March 29, 2024

Two Rulings Find Cuts in Public Pensions Permissible

The two lawsuits sought to reverse reductions in the cost-of-living adjustments that Colorado and Minnesota had previously promised to retired public workers. Generally speaking, once lawmakers have agreed to provide certain pension benefits to public workers, it is difficult, if not impossible, to roll them back because of protective language in state laws and constitutions and years of court interpretations.

Public pensions are considered so bulletproof that when the city of Vallejo, Calif., recently restructured its finances in bankruptcy, it cut other costs but left worker pensions intact.

The two court decisions, issued Wednesday, suggest that the legal tide may be changing for public pensioners. The political tide has already turned in some places — in addition to Colorado and Minnesota, South Dakota and New Jersey have also cut cost-of-living benefits for current retirees, and other states have been awaiting legal guidance before doing the same.

In their court filings, retirees in Colorado and Minnesota had argued that their benefits were contractual in nature, and therefore protected by state and federal constitutional language barring the impairment of contracts.

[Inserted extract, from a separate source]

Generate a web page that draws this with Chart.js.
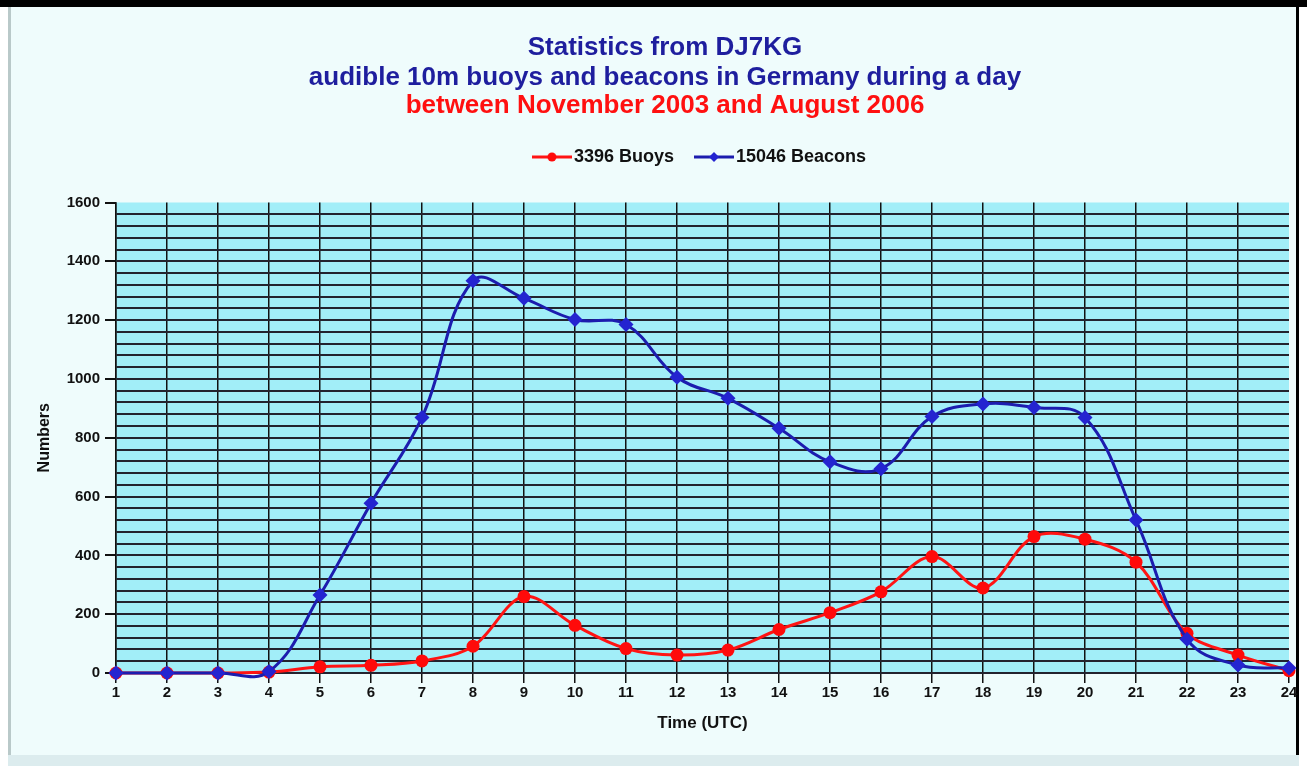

However, in his ruling dismissing the Minnesota case, Judge Gregg E. Johnson of the state’s Second Judicial District Court wrote that the retirees in that state “have not met their burden to show unconstitutionality beyond a reasonable doubt.”

Judge Robert S. Hyatt, a district judge in Denver, offered a different line of thinking, noting that the 2010 state law that cut the benefits did not actually allow the state to remove money from the pension fund and use it to balance the budget.

Rather, he wrote, the law required the state to send even more money to the pension fund at the same time that it required retirees to give up part of their benefit, “in order to create a larger pool of investable funds and thus provide for sustainable pension benefits in the future.”

He also drew a distinction between a base pension and a cost-of-living adjustment, often called a COLA. He suggested that the inflation adjustment could be reduced, but the base pension could not.

William T. Payne, a lawyer in Pittsburgh whose firm represented the retirees in both cases, said his clients were studying their options and might appeal.

Another lawyer at the firm, Stephen M. Pincus, said in a statement: “Under the courts’ reasoning, the legislatures could eliminate the entire COLA and the retirees would have no recourse.”

There has not yet been a decision in a third lawsuit challenging a cost-of-living adjustment cutback in South Dakota.

The three cases have been closely watched as bellwethers. Many states and cities have been trying to rein in the cost of their pension systems, but the easiest changes — like closing the pension plans to new members and making fixed contributions to 401(k) accounts instead — can take decades to produce any savings. Cuts in COLAs, by contrast, produce big savings immediately.

Mr. Pincus said it was not clear whether the two new rulings would affect the thinking of officials in other states. “Trial court decisions are not binding on courts in their own states, let alone other states,” he said. He added that appellate courts in other states, including California and West Virginia, had found that cost-of-living adjustments could not be reduced.

Cost-of-living adjustments are found primarily in the public sector, and in the past, states and cities have prided themselves on the practice of shielding their retirees from inflation. Very few companies offer pensions with cost-of-living adjustments. Social Security benefits are adjusted for inflation, but the adjustments can go both up and down.

Ever since the stock market crash of 2008 wiped out many people’s retirement savings, officials have had a hard time persuading taxpayers of the virtues of covering the cost of inflation-adjusted pensions, which typical taxpayers no longer get themselves.